▶ MATERIAL PROVIDED:
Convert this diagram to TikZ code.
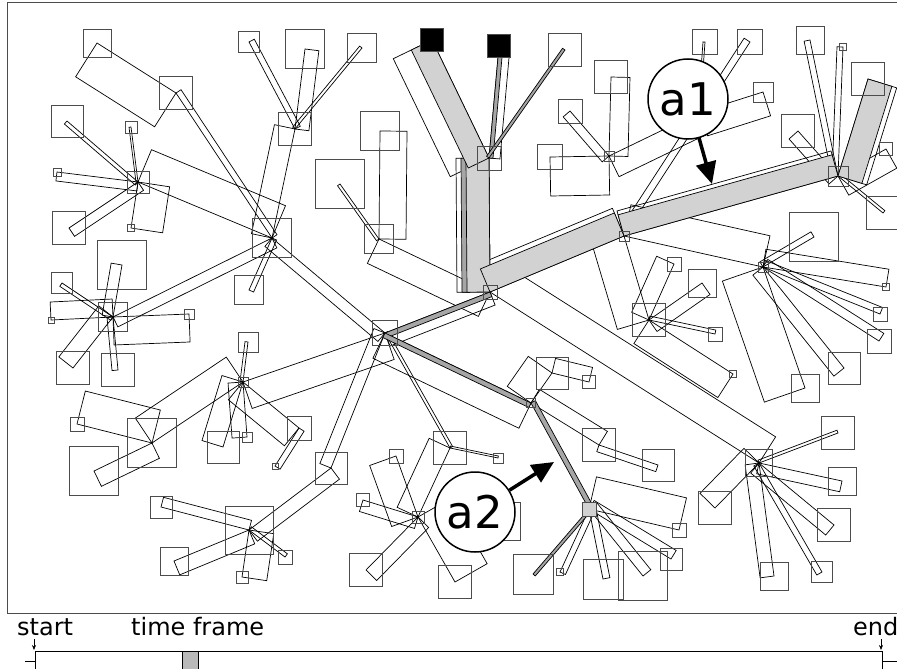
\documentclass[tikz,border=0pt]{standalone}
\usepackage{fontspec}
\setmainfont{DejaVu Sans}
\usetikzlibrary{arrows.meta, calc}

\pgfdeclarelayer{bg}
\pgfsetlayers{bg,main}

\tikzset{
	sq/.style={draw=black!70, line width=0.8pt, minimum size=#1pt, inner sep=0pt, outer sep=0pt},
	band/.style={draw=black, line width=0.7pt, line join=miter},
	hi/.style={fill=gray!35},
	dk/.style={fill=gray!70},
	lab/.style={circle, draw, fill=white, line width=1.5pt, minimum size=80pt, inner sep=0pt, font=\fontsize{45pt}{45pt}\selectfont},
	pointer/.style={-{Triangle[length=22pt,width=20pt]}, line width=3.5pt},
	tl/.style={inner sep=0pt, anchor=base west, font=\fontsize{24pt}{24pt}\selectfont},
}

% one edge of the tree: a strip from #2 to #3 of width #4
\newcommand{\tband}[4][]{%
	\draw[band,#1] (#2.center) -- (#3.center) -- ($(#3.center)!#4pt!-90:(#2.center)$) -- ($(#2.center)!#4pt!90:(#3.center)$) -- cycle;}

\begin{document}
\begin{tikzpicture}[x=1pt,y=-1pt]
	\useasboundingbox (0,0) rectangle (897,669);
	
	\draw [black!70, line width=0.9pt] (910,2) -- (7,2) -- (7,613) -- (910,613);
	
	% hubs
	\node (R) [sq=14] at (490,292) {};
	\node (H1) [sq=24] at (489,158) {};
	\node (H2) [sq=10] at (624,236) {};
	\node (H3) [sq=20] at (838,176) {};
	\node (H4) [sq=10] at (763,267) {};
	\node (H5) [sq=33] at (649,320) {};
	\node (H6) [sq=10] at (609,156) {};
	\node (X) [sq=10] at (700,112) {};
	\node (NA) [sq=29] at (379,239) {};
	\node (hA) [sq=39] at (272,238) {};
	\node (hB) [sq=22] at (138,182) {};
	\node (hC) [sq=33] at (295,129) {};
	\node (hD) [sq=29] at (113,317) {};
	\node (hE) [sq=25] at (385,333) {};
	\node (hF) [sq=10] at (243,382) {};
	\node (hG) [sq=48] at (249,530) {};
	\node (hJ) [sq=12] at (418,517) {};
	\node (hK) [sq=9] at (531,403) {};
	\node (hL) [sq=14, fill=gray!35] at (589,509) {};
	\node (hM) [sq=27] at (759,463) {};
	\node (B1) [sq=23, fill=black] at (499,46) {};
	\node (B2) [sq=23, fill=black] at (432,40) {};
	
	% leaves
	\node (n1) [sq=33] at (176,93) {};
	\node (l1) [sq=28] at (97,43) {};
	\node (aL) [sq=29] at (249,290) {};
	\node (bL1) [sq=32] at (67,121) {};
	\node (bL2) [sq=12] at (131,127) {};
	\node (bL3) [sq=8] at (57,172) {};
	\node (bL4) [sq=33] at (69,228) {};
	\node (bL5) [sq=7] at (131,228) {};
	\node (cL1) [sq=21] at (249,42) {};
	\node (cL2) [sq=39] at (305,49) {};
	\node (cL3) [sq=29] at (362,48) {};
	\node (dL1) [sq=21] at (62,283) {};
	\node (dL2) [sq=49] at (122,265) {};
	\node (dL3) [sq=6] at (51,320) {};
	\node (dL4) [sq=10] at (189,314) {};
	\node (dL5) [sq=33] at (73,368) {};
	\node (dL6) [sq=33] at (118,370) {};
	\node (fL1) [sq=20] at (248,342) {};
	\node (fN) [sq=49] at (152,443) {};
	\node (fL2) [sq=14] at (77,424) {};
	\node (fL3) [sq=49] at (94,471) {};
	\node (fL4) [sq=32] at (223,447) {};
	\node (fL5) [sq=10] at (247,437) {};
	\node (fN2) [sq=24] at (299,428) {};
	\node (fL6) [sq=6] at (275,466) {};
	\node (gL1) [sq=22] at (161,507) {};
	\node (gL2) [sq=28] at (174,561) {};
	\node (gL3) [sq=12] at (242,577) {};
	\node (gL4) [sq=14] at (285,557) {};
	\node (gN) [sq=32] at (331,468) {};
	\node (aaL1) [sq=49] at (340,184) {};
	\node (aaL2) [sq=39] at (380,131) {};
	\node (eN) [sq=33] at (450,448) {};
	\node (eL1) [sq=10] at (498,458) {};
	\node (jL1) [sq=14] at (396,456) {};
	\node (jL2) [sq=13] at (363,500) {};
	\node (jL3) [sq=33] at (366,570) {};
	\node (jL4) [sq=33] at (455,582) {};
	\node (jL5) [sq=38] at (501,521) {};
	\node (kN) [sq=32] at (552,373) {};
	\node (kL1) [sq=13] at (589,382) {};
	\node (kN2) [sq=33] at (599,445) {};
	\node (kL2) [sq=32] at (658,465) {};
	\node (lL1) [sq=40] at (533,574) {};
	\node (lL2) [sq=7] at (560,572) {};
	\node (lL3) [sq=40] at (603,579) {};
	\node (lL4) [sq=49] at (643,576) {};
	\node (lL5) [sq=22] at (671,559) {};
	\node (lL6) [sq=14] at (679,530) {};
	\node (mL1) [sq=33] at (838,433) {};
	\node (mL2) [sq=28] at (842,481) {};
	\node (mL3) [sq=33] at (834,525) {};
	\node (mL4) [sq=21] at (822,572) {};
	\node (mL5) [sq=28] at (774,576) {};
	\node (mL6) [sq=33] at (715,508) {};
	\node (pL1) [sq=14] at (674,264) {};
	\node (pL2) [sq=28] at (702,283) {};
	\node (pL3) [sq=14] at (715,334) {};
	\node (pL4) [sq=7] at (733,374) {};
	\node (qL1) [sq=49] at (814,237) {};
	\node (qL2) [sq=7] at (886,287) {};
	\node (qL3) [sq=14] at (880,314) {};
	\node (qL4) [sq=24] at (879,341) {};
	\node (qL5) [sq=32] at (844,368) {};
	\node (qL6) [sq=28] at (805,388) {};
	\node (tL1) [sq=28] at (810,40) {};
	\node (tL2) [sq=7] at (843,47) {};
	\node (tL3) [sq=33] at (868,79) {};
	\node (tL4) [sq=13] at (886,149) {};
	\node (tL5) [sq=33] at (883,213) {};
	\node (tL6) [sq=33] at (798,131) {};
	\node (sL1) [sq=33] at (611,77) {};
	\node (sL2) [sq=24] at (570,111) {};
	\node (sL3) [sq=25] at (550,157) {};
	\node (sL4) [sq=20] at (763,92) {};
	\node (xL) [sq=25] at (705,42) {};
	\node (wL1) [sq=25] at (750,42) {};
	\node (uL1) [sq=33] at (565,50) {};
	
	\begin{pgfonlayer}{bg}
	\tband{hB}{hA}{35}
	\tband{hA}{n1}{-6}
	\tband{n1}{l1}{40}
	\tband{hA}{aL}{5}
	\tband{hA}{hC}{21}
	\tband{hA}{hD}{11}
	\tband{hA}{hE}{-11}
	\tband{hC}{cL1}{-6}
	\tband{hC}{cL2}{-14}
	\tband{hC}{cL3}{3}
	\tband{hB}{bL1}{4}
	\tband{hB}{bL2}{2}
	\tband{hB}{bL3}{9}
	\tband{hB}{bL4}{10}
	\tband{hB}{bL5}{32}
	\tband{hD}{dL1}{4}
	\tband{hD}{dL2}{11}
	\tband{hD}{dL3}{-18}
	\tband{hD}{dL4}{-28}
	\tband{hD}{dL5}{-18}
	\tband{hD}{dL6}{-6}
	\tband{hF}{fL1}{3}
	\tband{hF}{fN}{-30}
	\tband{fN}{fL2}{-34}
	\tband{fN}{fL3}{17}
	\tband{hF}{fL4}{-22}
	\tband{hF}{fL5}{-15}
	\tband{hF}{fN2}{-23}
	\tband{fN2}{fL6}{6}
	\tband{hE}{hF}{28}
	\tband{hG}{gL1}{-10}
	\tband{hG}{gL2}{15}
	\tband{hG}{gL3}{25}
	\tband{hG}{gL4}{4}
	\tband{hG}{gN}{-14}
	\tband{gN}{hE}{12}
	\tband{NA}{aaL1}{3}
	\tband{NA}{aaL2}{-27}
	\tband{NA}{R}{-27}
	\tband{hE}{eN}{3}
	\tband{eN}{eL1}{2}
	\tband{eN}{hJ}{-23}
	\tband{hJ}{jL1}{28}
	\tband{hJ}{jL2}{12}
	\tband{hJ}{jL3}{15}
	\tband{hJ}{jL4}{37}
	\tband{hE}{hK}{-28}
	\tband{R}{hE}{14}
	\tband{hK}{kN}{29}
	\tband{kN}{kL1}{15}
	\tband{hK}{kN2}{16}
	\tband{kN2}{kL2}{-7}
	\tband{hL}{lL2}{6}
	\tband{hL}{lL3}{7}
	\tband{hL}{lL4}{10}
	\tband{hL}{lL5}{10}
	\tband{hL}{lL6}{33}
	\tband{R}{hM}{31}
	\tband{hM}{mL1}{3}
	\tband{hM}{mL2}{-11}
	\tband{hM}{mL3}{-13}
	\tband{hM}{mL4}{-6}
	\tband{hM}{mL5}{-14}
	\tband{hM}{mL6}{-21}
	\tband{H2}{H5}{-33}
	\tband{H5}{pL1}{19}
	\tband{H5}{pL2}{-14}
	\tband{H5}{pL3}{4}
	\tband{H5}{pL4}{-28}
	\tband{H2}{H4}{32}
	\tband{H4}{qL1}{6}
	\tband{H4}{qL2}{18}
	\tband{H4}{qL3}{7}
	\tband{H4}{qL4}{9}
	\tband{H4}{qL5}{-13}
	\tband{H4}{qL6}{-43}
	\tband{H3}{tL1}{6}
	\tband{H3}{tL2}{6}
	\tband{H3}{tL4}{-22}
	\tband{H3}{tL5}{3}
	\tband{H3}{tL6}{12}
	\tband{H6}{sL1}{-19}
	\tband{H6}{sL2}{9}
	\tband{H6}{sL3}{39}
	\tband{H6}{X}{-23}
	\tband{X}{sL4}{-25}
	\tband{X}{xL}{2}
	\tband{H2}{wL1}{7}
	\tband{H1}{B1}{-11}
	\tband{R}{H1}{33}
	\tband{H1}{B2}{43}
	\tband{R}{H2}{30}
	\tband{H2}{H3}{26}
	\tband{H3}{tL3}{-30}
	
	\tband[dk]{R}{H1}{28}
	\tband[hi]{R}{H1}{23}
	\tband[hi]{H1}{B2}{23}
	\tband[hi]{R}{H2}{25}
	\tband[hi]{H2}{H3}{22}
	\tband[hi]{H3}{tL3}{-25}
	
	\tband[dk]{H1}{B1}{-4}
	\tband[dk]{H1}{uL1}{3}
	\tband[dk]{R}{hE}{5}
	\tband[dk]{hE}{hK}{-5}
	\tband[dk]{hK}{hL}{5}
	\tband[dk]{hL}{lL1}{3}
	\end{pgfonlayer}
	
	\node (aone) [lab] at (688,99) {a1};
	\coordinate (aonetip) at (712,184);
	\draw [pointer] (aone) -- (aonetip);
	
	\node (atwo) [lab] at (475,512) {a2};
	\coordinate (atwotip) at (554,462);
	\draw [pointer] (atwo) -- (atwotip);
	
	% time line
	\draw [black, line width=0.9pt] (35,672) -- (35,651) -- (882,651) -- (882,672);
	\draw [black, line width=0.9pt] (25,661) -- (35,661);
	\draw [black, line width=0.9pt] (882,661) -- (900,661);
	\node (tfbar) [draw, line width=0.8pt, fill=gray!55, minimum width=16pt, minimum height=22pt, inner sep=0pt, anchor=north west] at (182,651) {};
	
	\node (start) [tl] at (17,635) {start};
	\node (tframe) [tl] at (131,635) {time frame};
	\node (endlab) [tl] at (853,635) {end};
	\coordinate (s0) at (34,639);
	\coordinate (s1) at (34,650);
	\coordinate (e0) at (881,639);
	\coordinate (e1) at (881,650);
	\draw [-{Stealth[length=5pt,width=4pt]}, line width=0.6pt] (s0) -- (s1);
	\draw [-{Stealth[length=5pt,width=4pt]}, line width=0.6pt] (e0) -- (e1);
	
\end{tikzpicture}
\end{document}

▶ WRITTEN PROBLEM:
From the first line above through the line containing "(0,0) rectangle (897,669);", copy everything exactly, without the pictures.

▶ RESPONSE TO THE EXERCISE:
Convert this diagram to TikZ code.
\documentclass[tikz,border=0pt]{standalone}
\usepackage{fontspec}
\setmainfont{DejaVu Sans}
\usetikzlibrary{arrows.meta, calc}

\pgfdeclarelayer{bg}
\pgfsetlayers{bg,main}

\tikzset{
	sq/.style={draw=black!70, line width=0.8pt, minimum size=#1pt, inner sep=0pt, outer sep=0pt},
	band/.style={draw=black, line width=0.7pt, line join=miter},
	hi/.style={fill=gray!35},
	dk/.style={fill=gray!70},
	lab/.style={circle, draw, fill=white, line width=1.5pt, minimum size=80pt, inner sep=0pt, font=\fontsize{45pt}{45pt}\selectfont},
	pointer/.style={-{Triangle[length=22pt,width=20pt]}, line width=3.5pt},
	tl/.style={inner sep=0pt, anchor=base west, font=\fontsize{24pt}{24pt}\selectfont},
}

% one edge of the tree: a strip from #2 to #3 of width #4
\newcommand{\tband}[4][]{%
	\draw[band,#1] (#2.center) -- (#3.center) -- ($(#3.center)!#4pt!-90:(#2.center)$) -- ($(#2.center)!#4pt!90:(#3.center)$) -- cycle;}

\begin{document}
\begin{tikzpicture}[x=1pt,y=-1pt]
	\useasboundingbox (0,0) rectangle (897,669);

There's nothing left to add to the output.